Fue Pepe Romero quien lanzó el rumor de que el adagio del Concierto era el lamento de Joaquín Rodrigo por la muerte de su hijo nonato. Desmentido por la esposa del compositor en base a las fechas de composición de la obra, el popular y supuesto carácter paisajístico también es vacuo debido a que el título surgió a posteriori, a instancia de la propia Victoria; un temprano testimonio habla de sentimientos de felicidad junto a su compañera en largos paseos anteriores a la guerra.  Pepe, como representante más conspicuo de una tradición familiar ligada a la obra rodriguesca, exhibe una incomparable tersura sonora tanto en los más violentos ataques y rasgueados como en los pasajes más delicados, de brillo oleoso y elegante. En cuanto a su salerosa lectura, recrea un intercambio osmótico de frases al permitir resonar la nota final de las escalas dentro de la incorporación de la orquesta (compases 26 y 115); adecúa su staccata articulación a la de las maderas que comparten el mismo material temático (compases 70-75), otorgando impulso dinámico al ritmo; hacia la conclusión del primer movimiento, la marca dinámica ff enfatiza el carácter fandangista, con su característico aroma de hemiolas. La versátil y omnívora Academy of St. Martin in the Fields bajo la perenne batuta de Neville Marriner exhala un tímbrica exquisita en todas sus secciones, especialmente en la aliñada actuación de los solistas de viento. Caldosa toma sonora, de asombrosa presencia, perfectamente balanceada entre guitarra y orquesta, recogiendo la cuerda grave tan esencial al sabor de este puchero (Philips, 1992).

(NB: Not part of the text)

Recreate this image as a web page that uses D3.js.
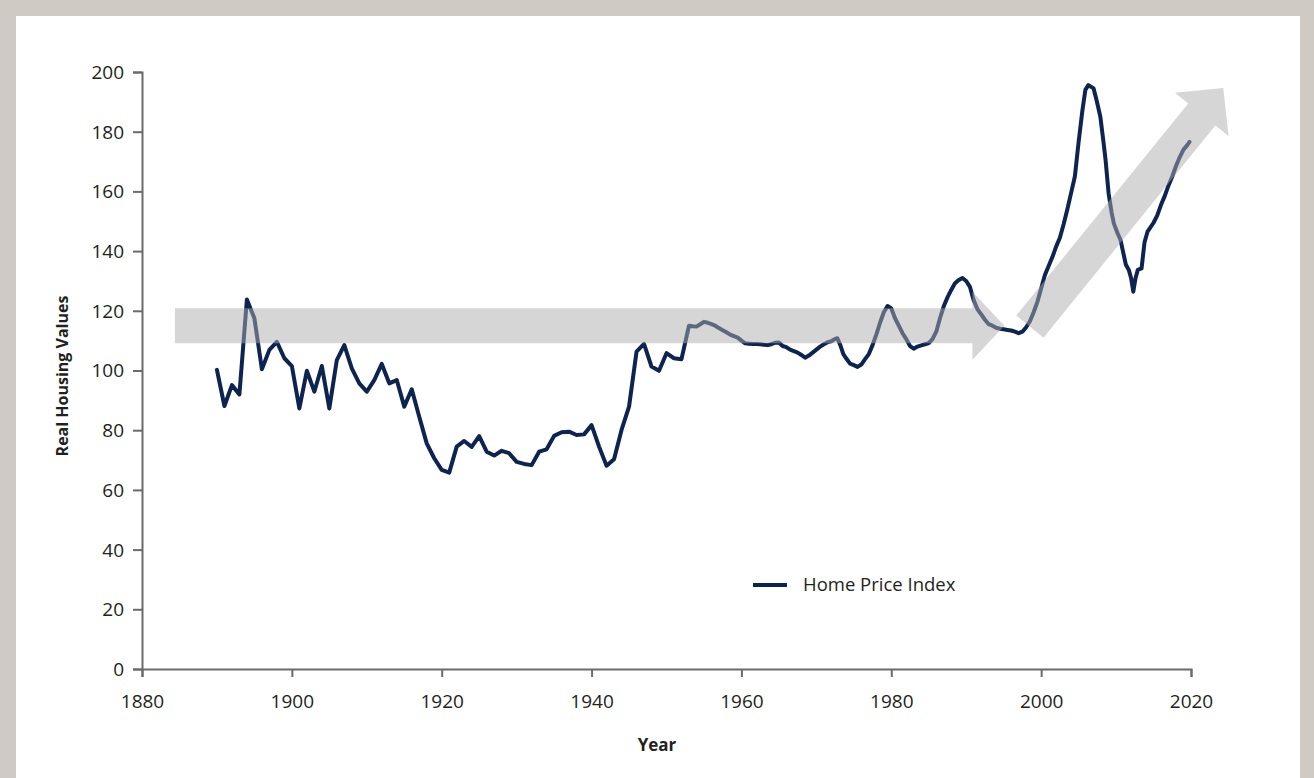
<!DOCTYPE html>
<html><head><meta charset="utf-8">
<script src="https://cdn.jsdelivr.net/npm/d3@7"></script>
<style>
html,body{margin:0;padding:0;background:#cfcac4;}
svg{display:block;}
</style></head>
<body>
<svg id="chart" width="1314" height="778"></svg>
<script>
// ---- data ----
const years = [
 1890,1891,1892,1893,1894,1895,1896,1897,1898,1899,
 1900,1901,1902,1903,1904,1905,1906,1907,1908,1909,
 1910,1911,1912,1913,1914,1915,1916,1917,1918,1919,
 1920,1921,1922,1923,1924,1925,1926,1927,1928,1929,
 1930,1931,1932,1933,1934,1935,1936,1937,1938,1939,
 1940,1941,1942,1943,1944,1945,1946,1947,1948,1949,
 1950,1951,1952,
 1953,1953.5,1954,1954.5,1955,1955.5,1956,1956.5,1957,1957.5,
 1958,1958.5,1959,1959.5,1960,1960.5,1961,1961.5,1962,1962.5,
 1963,1963.5,1964,1964.5,1965,1965.5,1966,1966.5,1967,1967.5,
 1968,1968.5,1969,1969.5,1970,1970.5,1971,1971.5,1972,1972.5,
 1972.8,1973.2,1973.6,1974,1974.5,1975,1975.5,1976,1976.5,1977,
 1977.5,1978,1978.5,1979,1979.5,1980,1980.5,1981,1981.5,1982,
 1982.5,1983,1983.5,1984,1984.5,1985,1985.5,1986,1986.5,1987,
 1987.5,1988,1988.5,1989,1989.5,1990,1990.5,1991,1991.5,1992,
 1992.5,1993,1993.5,1994,1994.5,1995,1995.5,1996,1996.5,1997,
 1997.5,1998,1998.5,1999,1999.5,2000,2000.5,2001,2001.5,2002,
 2002.5,2003,2003.5,2004,2004.5,2005,2005.5,2005.9,2006.3,2006.7,
 2007,2007.4,2007.9,2008.3,2008.6,2009,2009.4,2009.7,2010.2,2010.6,
 2011,2011.3,2011.7,2012,2012.3,2012.6,2012.9,2013.4,2013.8,2014.2,
 2015,2015.5,2016,2016.5,2017,2017.5,2018,2018.5,2019,2019.5,2019.8
];
const homePriceIndex = [
 100.2,88.1,95.1,92.0,123.8,117.5,100.4,106.9,109.6,104.1,
 101.5,87.3,99.9,92.9,101.5,87.3,103.5,108.5,100.7,95.7,
 92.9,96.8,102.2,95.7,96.8,87.9,93.7,84.5,75.6,70.6,
 66.7,65.8,74.5,76.4,74.4,78.0,72.8,71.5,73.1,72.3,
 69.4,68.7,68.3,72.8,73.6,78.1,79.3,79.5,78.4,78.6,
 81.7,74.5,68.1,70.3,80.1,87.9,106.3,108.9,101.3,99.9,
 105.8,104.1,103.8,
 115.0,114.8,114.7,115.5,116.3,116.0,115.5,115.0,114.2,113.5,
 112.8,112.0,111.5,111.0,110.0,109.1,109.0,108.9,108.9,108.8,
 108.6,108.5,108.8,109.3,109.4,108.2,107.8,107.0,106.5,106.0,
 105.2,104.3,105.0,106.0,107.0,108.0,108.8,109.5,109.8,110.6,
 110.8,108.5,105.5,104.0,102.3,101.8,101.2,102.0,103.8,105.5,
 108.5,112.0,116.0,119.5,121.6,120.8,117.5,115.0,112.5,110.5,
 108.2,107.3,108.0,108.4,108.8,109.2,110.5,113.0,117.5,121.5,
 124.5,127.0,129.2,130.3,131.0,130.0,128.0,123.5,120.5,118.8,
 117.0,115.5,115.0,114.3,114.0,113.8,113.6,113.4,113.0,112.5,
 113.0,114.5,116.5,119.5,123.0,127.5,132.0,135.0,138.0,141.5,
 144.5,149.0,154.0,159.5,165.0,176.5,187.0,194.0,195.6,195.0,
 194.5,190.5,185.0,177.0,170.5,159.4,153.0,149.3,146.0,143.7,
 139.0,135.5,133.7,131.0,126.4,131.0,133.7,134.2,143.0,146.5,
 149.5,152.0,155.5,158.5,162.0,165.0,168.5,171.5,174.0,175.5,176.6
];
const xTicks = [1880,1900,1920,1940,1960,1980,2000,2020];
const yTicks = [0,20,40,60,80,100,120,140,160,180,200];
const seriesName = "Home Price Index";
const xTitle = "Year";
const yTitle = "Real Housing Values";
// annotation arrows in data units: [startYear, startValue, tipYear, tipValue]
const flatArrow = [1884.4, 114.95, 1995.1, 114.95];
const riseArrow = [1998.5, 114.7, 2024.3, 194.6];

// ---- drawing ----
const svg = d3.select("#chart");
const font = "'Open Sans', 'Noto Sans', sans-serif";
const lineColor = "#0d2450";
const axisColor = "#6b6b6b";

svg.append("rect").attr("x",16).attr("y",16).attr("width",1284).attr("height",770).attr("fill","#ffffff");

const x = d3.scaleLinear().domain([1880,2020]).range([142,1191]);
const y = d3.scaleLinear().domain([0,200]).range([669,72]);

const data = years.map((yr,i)=>({yr, v: homePriceIndex[i]}));

// axes
const xAxis = svg.append("g").attr("transform",`translate(0,${y(0)})`)
  .call(d3.axisBottom(x).tickValues(xTicks).tickFormat(d3.format("d")).tickSize(8).tickPadding(18));
const yAxis = svg.append("g").attr("transform",`translate(${x(1880)},0)`)
  .call(d3.axisLeft(y).tickValues(yTicks).tickSize(9).tickPadding(9));
[xAxis,yAxis].forEach(g=>{
  g.selectAll(".domain").attr("stroke",axisColor).attr("stroke-width",2);
  g.selectAll(".tick line").attr("stroke",axisColor).attr("stroke-width",2);
  g.selectAll(".tick text").attr("fill","#231f20").style("font-family",font).style("font-size","19px");
});
yAxis.selectAll(".tick text").attr("dy","0.34em");

// line
const line = d3.line().x(d=>x(d.yr)).y(d=>y(d.v)).curve(d3.curveLinear);
svg.append("path").datum(data).attr("d",line)
  .attr("fill","none").attr("stroke",lineColor).attr("stroke-width",4)
  .attr("stroke-linejoin","round").attr("stroke-linecap","round");

// arrows (semi-transparent, drawn above the line)
function arrowPath(a, bodyHalf, headHalf, headLen){
  const x0=x(a[0]), y0=y(a[1]), x1=x(a[2]), y1=y(a[3]);
  const dx=x1-x0, dy=y1-y0, L=Math.hypot(dx,dy);
  const ux=dx/L, uy=dy/L, px=-uy, py=ux;
  const bx=x1-ux*headLen, by=y1-uy*headLen;
  const pts=[
    [x0+px*bodyHalf, y0+py*bodyHalf],
    [bx+px*bodyHalf, by+py*bodyHalf],
    [bx+px*headHalf, by+py*headHalf],
    [x1,y1],
    [bx-px*headHalf, by-py*headHalf],
    [bx-px*bodyHalf, by-py*bodyHalf],
    [x0-px*bodyHalf, y0-py*bodyHalf]
  ];
  return "M"+pts.map(p=>p.join(",")).join("L")+"Z";
}
svg.append("path").attr("d",arrowPath(flatArrow,17.5,34,32)).attr("fill","#adadad").attr("fill-opacity",0.5);
svg.append("path").attr("d",arrowPath(riseArrow,17.5,34.5,34)).attr("fill","#adadad").attr("fill-opacity",0.5);

// legend
svg.append("line").attr("x1",753).attr("x2",787).attr("y1",585).attr("y2",585)
  .attr("stroke",lineColor).attr("stroke-width",4);
svg.append("text").attr("x",803).attr("y",585).attr("dy","0.35em")
  .style("font-family",font).style("font-size","18.5px").attr("fill","#231f20").text(seriesName);

// axis titles
svg.append("text").attr("x",657).attr("y",745).attr("dy","0.35em").attr("text-anchor","middle")
  .style("font-family",font).style("font-size","17px").style("font-weight","bold").attr("fill","#231f20").text(xTitle);
svg.append("text").attr("transform","translate(62,376) rotate(-90)").attr("dy","0.35em").attr("text-anchor","middle")
  .style("font-family",font).style("font-size","16px").style("font-weight","bold").attr("fill","#231f20").text(yTitle);
</script>
</body></html>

Alas, ni Manuel Barrueco, ni Plácido Domingo, ni la Philharmonia Orchestra se tomaron la molestia de leer las notas adjuntas a su belcantista grabación para EMI (1995), que desvergonzadamente proclaman que el concierto toma su nombre de un palacio real ya desaparecido, del que sólo permanecen los jardines. El autor, al que no nombraré aquí, era especialista en música española de Gramophone y del New Grove (y olé!)

Desde su oscura esquina en el jazzclub Roland Dyens nos muestra el camino hacia sus aposentos privados, donde acabará seduciéndonos. Abraza en su técnica amatoria la libertad de la chanson francesa y la precisión pulsátil de un Bill Evans. Tomando los compases iniciales como un paulatino crescendo, a la inicial dureza del timbre le sigue el toque muelle, sensual y dominante en el adagio, donde el profundo y sentido pizzicato de las cuerdas evoca un paso sevillano sobre el que canta saetas un corno inglés elegiaco. En el movimiento final la puntillosa atención al detalle en la combinación de danzas posee un carácter stravinskiano. Alexandre Siranossian azuza a la Serenata Orchestra compuesta de voluntariosos jóvenes armenios entregados al jubileo orgiástico. La toma sonora se decanta por el instrumento solista, sobre todo sus jadehollantes cuerdas graves (L’Empreinte Digital, 1997).








Josep Pons plantea un novedoso alejamiento del enfoque virtuoso instrumental, con la guitarra integrada en el sonido orquestal, íntimo y difuminado de encuadre, destilando la inconsolable morriña que el compositor sentía en el tan lejano París de 1939. El guitarrista Marco Socías enlaza este visión nostálgica empleando sutiles juegos dinámicos, con una timidez casi vihuelística de las cuerdas. La transparente toma sonora (HM, 2001), en vivo!, permite contemplar los juegos de las secciones de la Orquesta Ciudad de Granada, la de vientos a veces al límite.